Although a static approach provides important information concerning the onset of SCF, a numerical approach is more appropriate for studying flow dynamics in a point-of-care device. A CFD analysis was performed for a V-groove microchannel with a contact angle of 37o and fluid properties of whole blood. Viscosity of blood is nearly constant, hence the flow regime is considered to be Newtonian [1]. A uniform ambient pressure was applied at all boundaries and throughout the computational domain to ensure that the fluid motion was caused only by capillary effects. The simulation was split into two parts: an initial simulation covering the first 4mm of fluid travel and a restart simulation to predict the fluid transport from 4mm to 8mm.

Results and Validations

The flow dynamics for the first 8mm of travel are shown in Fig. 2. This figure shows the shape of the advancing interface in the slot at three different times. The progressive extension of the filament (Concus-Finn filament) can be seen ahead of the main flow.

Simulating capillary flow
Figure 2. Dynamic computation of the advancing capillary flow using FLOW-3D at three different times: (a) 0.04, (b) 0.07 and (c) 0.11 s along with insets (i1), (i2) and (i3) showing the evolution of the Concus-Finn filament [1].

A comparison between analytical, numerical and experimental results is shown in Fig. 3. There is excellent agreement between numerical predictions and experiments. Although an analytical solution is also plotted, it may not represent a valid comparison, against numerical and experimental results, as the effects of the Concus – Finn filament at the bottom of the channel are not taken into account.

Capillary flow validation
Figure 3. (A) Velocities in the channel as a function of time. Red dots: FLOW-3D simulation (at mid-height); Green dots: experimental observation (channel median height); Dashed green line: analytical velocity neglecting the effect of the bottom V-groove. (B) Distance from origin of the liquid front as a function of time. Red dots: FLOW-3D simulation (at mid-height); Green dots: experimental observation (channel median height); Dashed green line: analytical velocity neglecting the effect of the bottom V-groove [1].

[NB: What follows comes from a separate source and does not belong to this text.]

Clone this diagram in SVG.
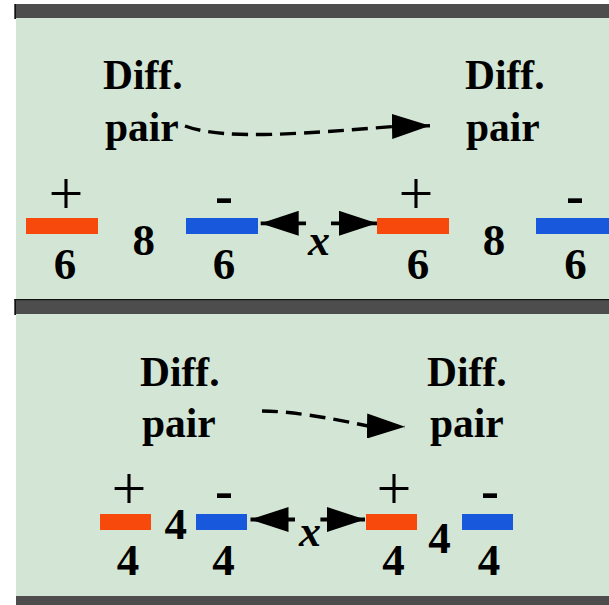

In addition to whole blood, different fluids were also studied in the experiment, including water tinted by food coloring and a viscous solution of alginate to test the potential of the device to move highly viscous fluids. Highly viscous fluid like blood could be moved within times less than 1s (see animation below).

The case study demonstrates that for whole blood, which has a relatively large viscosity (4 times that of water), velocities up to 7.5 cm/s were achieved. Based on experimental results and FLOW-3D predictions, the whole channel was filled with blood in less than 0.2 s. FLOW-3D simulation results are in excellent agreement with experimental observations, which also indicate that the velocities decrease with the distance inside the V-groove, but remain significant throughout the length of the device.

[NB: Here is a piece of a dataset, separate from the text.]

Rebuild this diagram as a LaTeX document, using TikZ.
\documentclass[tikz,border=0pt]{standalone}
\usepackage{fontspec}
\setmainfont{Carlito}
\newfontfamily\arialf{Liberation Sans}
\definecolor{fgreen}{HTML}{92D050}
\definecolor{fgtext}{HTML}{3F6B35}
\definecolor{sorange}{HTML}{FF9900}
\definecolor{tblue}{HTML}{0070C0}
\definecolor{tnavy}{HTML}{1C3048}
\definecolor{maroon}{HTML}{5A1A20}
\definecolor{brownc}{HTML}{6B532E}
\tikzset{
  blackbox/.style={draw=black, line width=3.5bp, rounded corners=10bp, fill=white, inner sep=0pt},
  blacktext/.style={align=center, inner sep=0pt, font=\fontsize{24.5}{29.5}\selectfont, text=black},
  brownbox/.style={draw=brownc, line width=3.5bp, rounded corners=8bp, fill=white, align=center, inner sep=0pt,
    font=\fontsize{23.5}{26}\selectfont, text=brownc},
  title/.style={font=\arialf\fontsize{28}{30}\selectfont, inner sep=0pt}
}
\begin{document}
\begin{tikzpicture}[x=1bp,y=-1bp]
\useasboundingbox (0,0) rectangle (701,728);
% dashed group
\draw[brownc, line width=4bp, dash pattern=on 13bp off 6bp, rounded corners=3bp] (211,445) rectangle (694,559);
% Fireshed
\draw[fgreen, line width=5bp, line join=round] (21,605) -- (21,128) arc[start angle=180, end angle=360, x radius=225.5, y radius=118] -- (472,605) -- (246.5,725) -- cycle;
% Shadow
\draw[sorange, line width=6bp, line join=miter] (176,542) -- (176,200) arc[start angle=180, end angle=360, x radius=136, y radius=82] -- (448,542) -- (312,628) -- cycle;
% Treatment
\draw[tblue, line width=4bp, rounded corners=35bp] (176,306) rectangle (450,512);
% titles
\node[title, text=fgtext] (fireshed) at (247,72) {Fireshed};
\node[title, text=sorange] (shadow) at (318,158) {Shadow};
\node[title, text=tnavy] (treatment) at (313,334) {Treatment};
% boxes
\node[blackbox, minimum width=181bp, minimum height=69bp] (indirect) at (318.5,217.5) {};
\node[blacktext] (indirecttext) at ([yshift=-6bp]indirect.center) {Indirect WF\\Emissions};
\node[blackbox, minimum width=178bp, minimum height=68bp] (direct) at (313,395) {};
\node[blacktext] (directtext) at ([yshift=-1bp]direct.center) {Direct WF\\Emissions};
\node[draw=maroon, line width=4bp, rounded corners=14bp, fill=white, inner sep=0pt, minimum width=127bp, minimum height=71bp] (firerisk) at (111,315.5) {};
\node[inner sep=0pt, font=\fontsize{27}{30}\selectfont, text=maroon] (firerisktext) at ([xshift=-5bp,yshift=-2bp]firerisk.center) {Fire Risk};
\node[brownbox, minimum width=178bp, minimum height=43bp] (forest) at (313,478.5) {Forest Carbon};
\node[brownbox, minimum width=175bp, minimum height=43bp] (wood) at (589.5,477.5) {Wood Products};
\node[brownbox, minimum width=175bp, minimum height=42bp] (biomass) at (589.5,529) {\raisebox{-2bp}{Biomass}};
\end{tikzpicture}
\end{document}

  1. Berthier, J., K. Brakke, E. P. Furlani, I. H. Karampelas, and G. Delapierre. “Open-surface microfluidics.” In Proceedings of the Nanotech International Conference, pp. 15-19. 2014.
  2. Hirt, Cyril W., and Billy D. Nichols. “Volume of fluid (VOF) method for the dynamics of free boundaries.” Journal of computational physics 39, no. 1 (1981): 201-225.
  3. Rajaratnam, N., and M. R. Chamani. “Energy loss at drops.” Journal of Hydraulic Research 33, no. 3 (1995): 373-384.